Developing the Root of a Mahayana Path
However, just to accomplish that much is of no great help. We have to see that everybody else is likewise in the same predicament – stuck with the suffering and problems of uncontrollably recurring samsaric existence – and then generate the attitude with which we wish everyone else to also become free from their problems, suffering and unhappiness. This attitude is what is known as compassion. This is the root of developing all the Mahayana pathways of the mind. The attitude with which we wish everyone to be happy is known as love. The attitude with which we feel, “I am going to free everyone from all their problems; I am going to bring everyone to happiness” – this sense of universal responsibility is known as the exceptional resolve, the resolve to liberate everyone ourselves.
It is very nice to wish to do all of this, but if we examine ourselves, we do not really have the ability to accomplish this. Who does have that ability? Only a completely enlightened Buddha has the ability. When we have the attitude of wishing to achieve the state of a Buddha in order to be able to benefit all beings, it is known as bodhichitta. It is a heart dedicated to others and to achieving enlightenment in order to be able to help them as much as is possible. This is the entranceway for any of the Mahayana paths.
The Three Thresholds to Tantra Practices
To engage in the various tantric practices, the hidden measures to protect the mind, it is necessary to receive an empowerment or initiation. The initiation is the entranceway for becoming involved with tantra. To do so, there are three thresholds that we must pass through.

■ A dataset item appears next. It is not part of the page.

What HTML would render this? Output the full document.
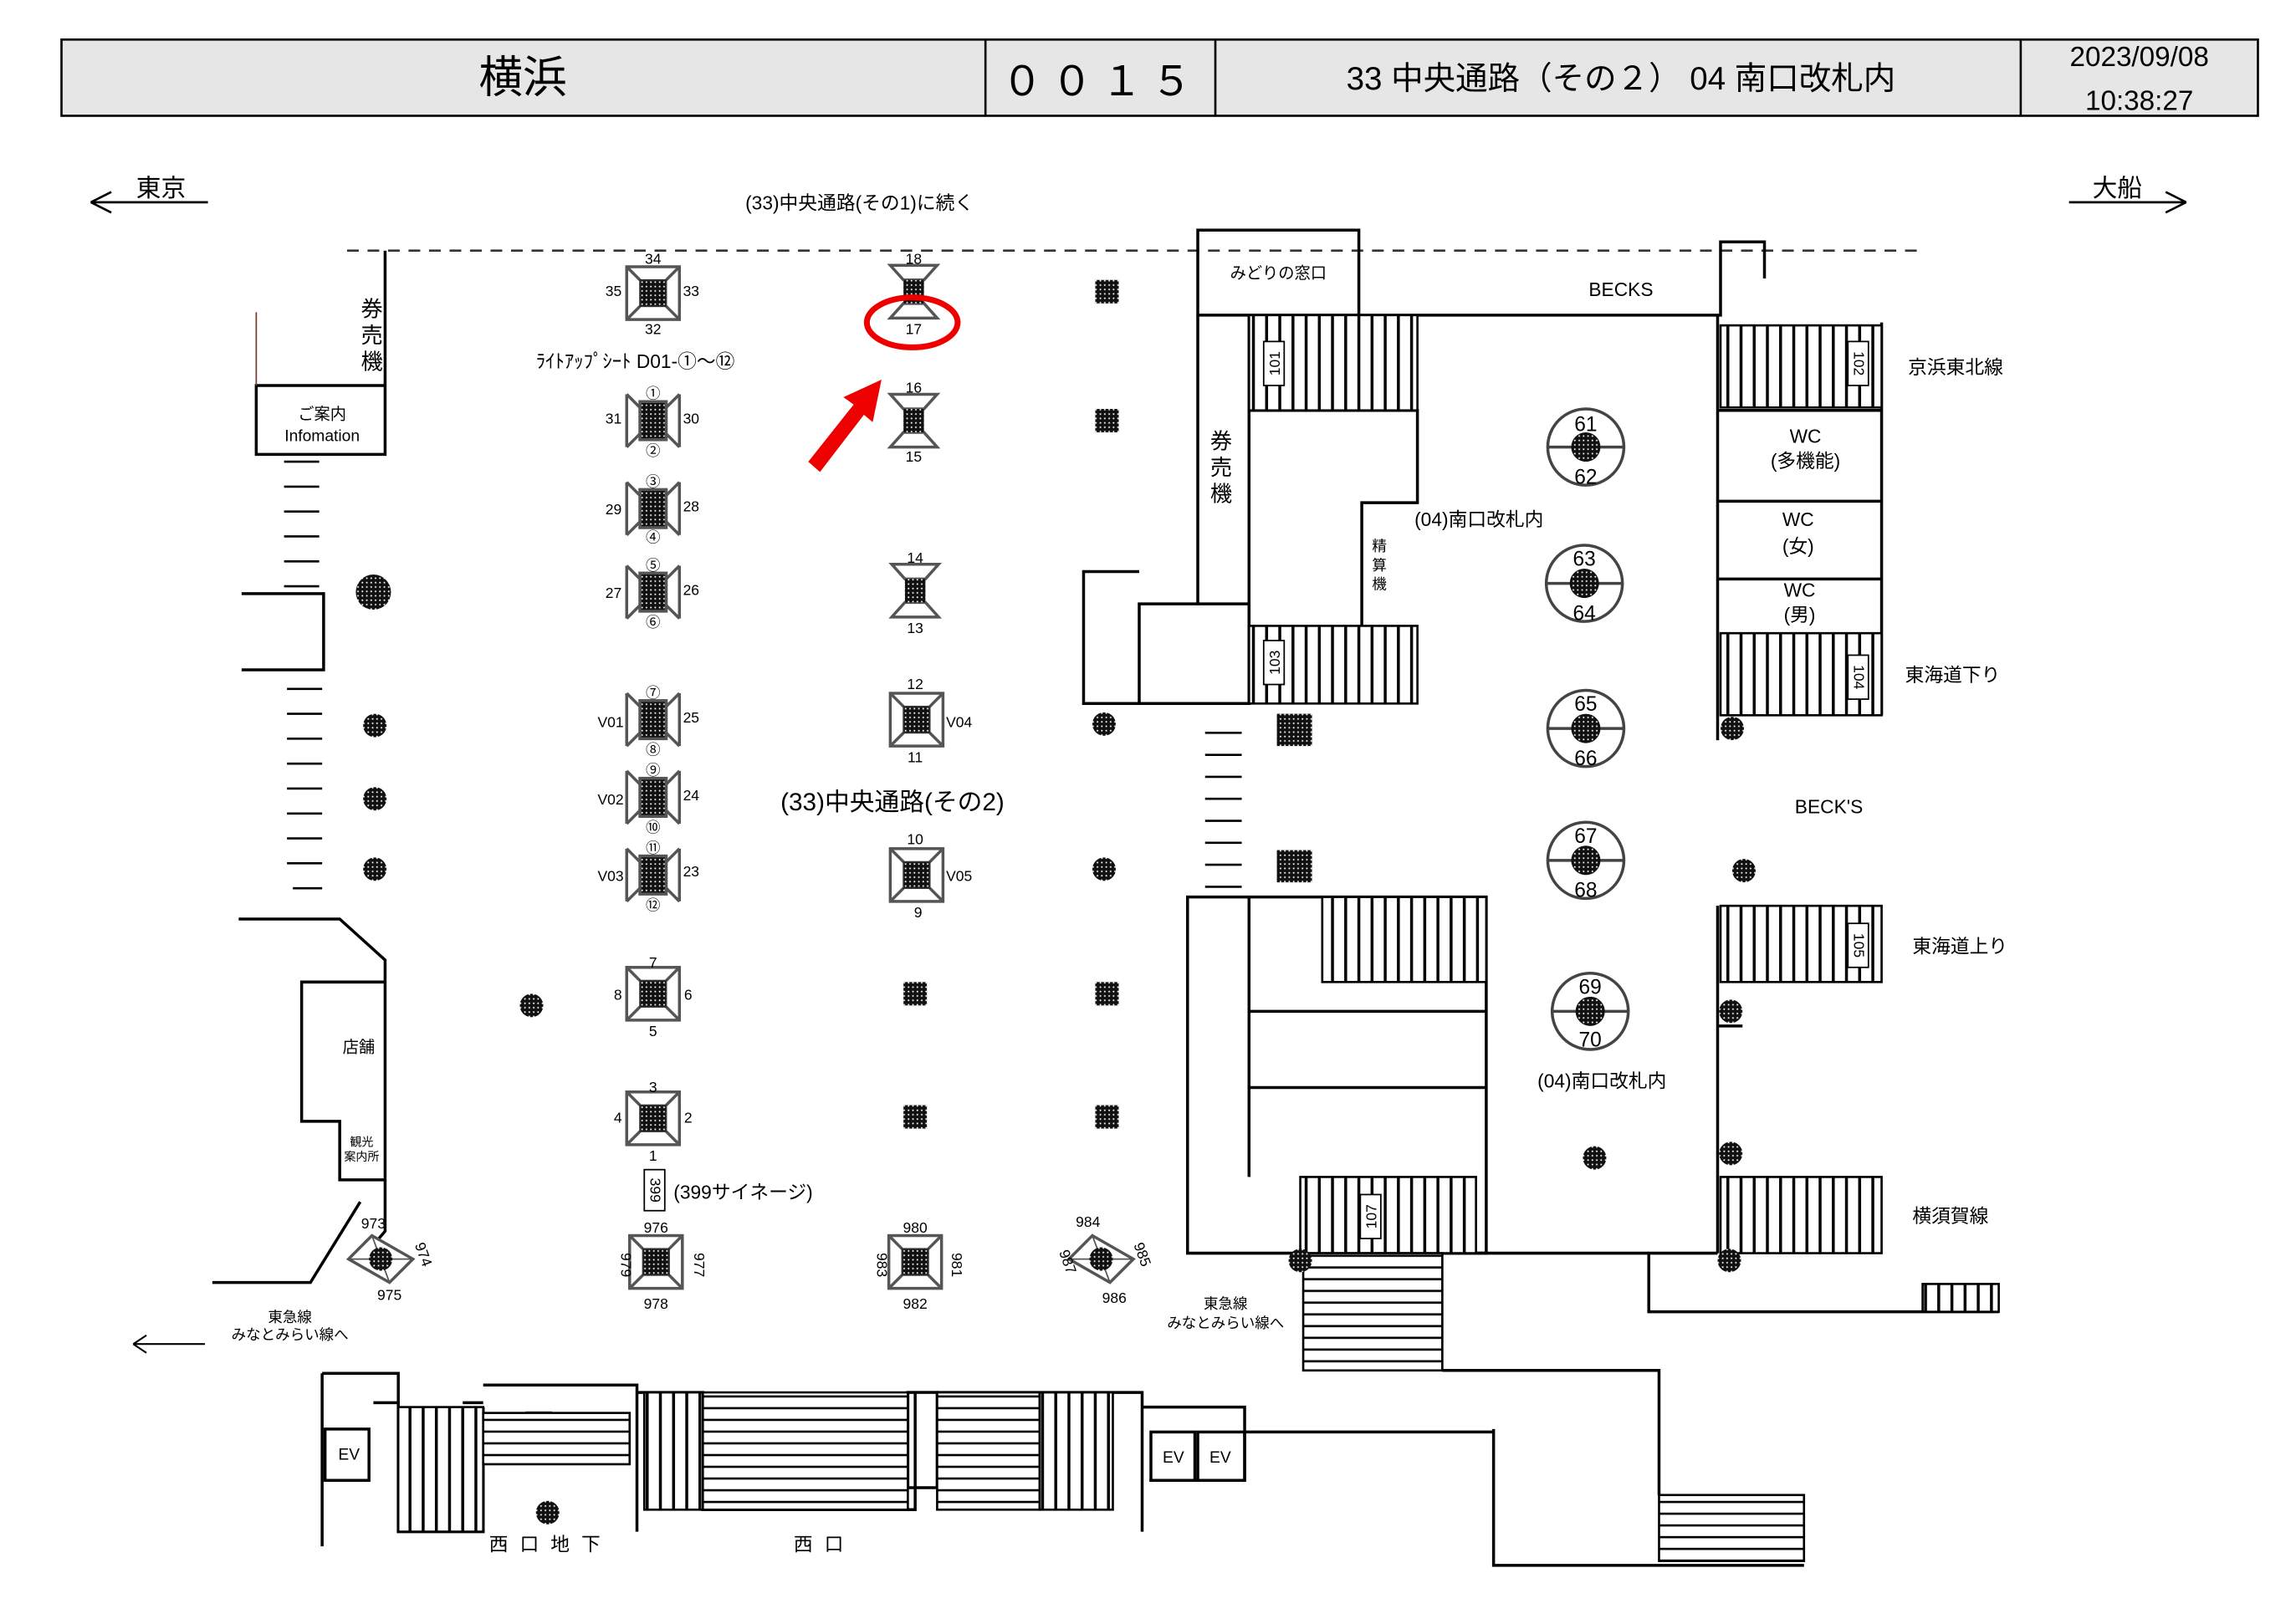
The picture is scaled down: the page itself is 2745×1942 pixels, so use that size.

The first threshold or gateway for becoming involved in the Buddhist teachings, in general, is to take refuge, meaning to put a safe and sound direction in life. This is an extremely extensive, important, and vast topic. There are many great texts on that subject matter, which should be studied extensively.
Next, we need a dedicated heart of bodhichitta, without which we cannot enter into any of the actual Mahayana paths. Therefore, it is something we should put a great deal of energy into. It is very important. If we look at the example of the life of Atisha, he spent 12 years in the Golden Isles in Indonesia learning about and training in bodhichitta. Likewise, in the Kadampa tradition in Tibet, Geshe Chekawa spent 12 years learning about bodhichitta with his master, Geshe Sharawa. Based on a firm development of bodhichitta and correct understanding of voidness, we are permitted to enter into the tantric practices.
The third threshold or gateway for entering into the practice of tantra is receiving an initiation. Having received an initiation, it is necessary and extremely important to safeguard properly and correctly all the vows and close bonds – the samaya or damtsig – of the practices. If we safeguard the vows and close bonds very purely lifetime after lifetime, simply on that basis, even if we do not do the various meditations, we will be able to achieve enlightenment within 12 or, at most, 16 lifetimes. The person who can practice these very profound instructions has to be someone like all of this.
A long time ago, there was a Westerner who came to Tibet, and he gave us a bit of advice. He said that it was not sufficient to have a Dillinger pistol; what was required was a “Dillinger-type” person to shoot it. Likewise, it is not sufficient simply to have the text of these teachings of the six yogas of Naropa, but we need a six yogas of Naropa-type person who can actually do them. To use these teachings for attaining better rebirths or liberation for just ourselves is like using the finest Dillinger pistol for hunting and shooting mice!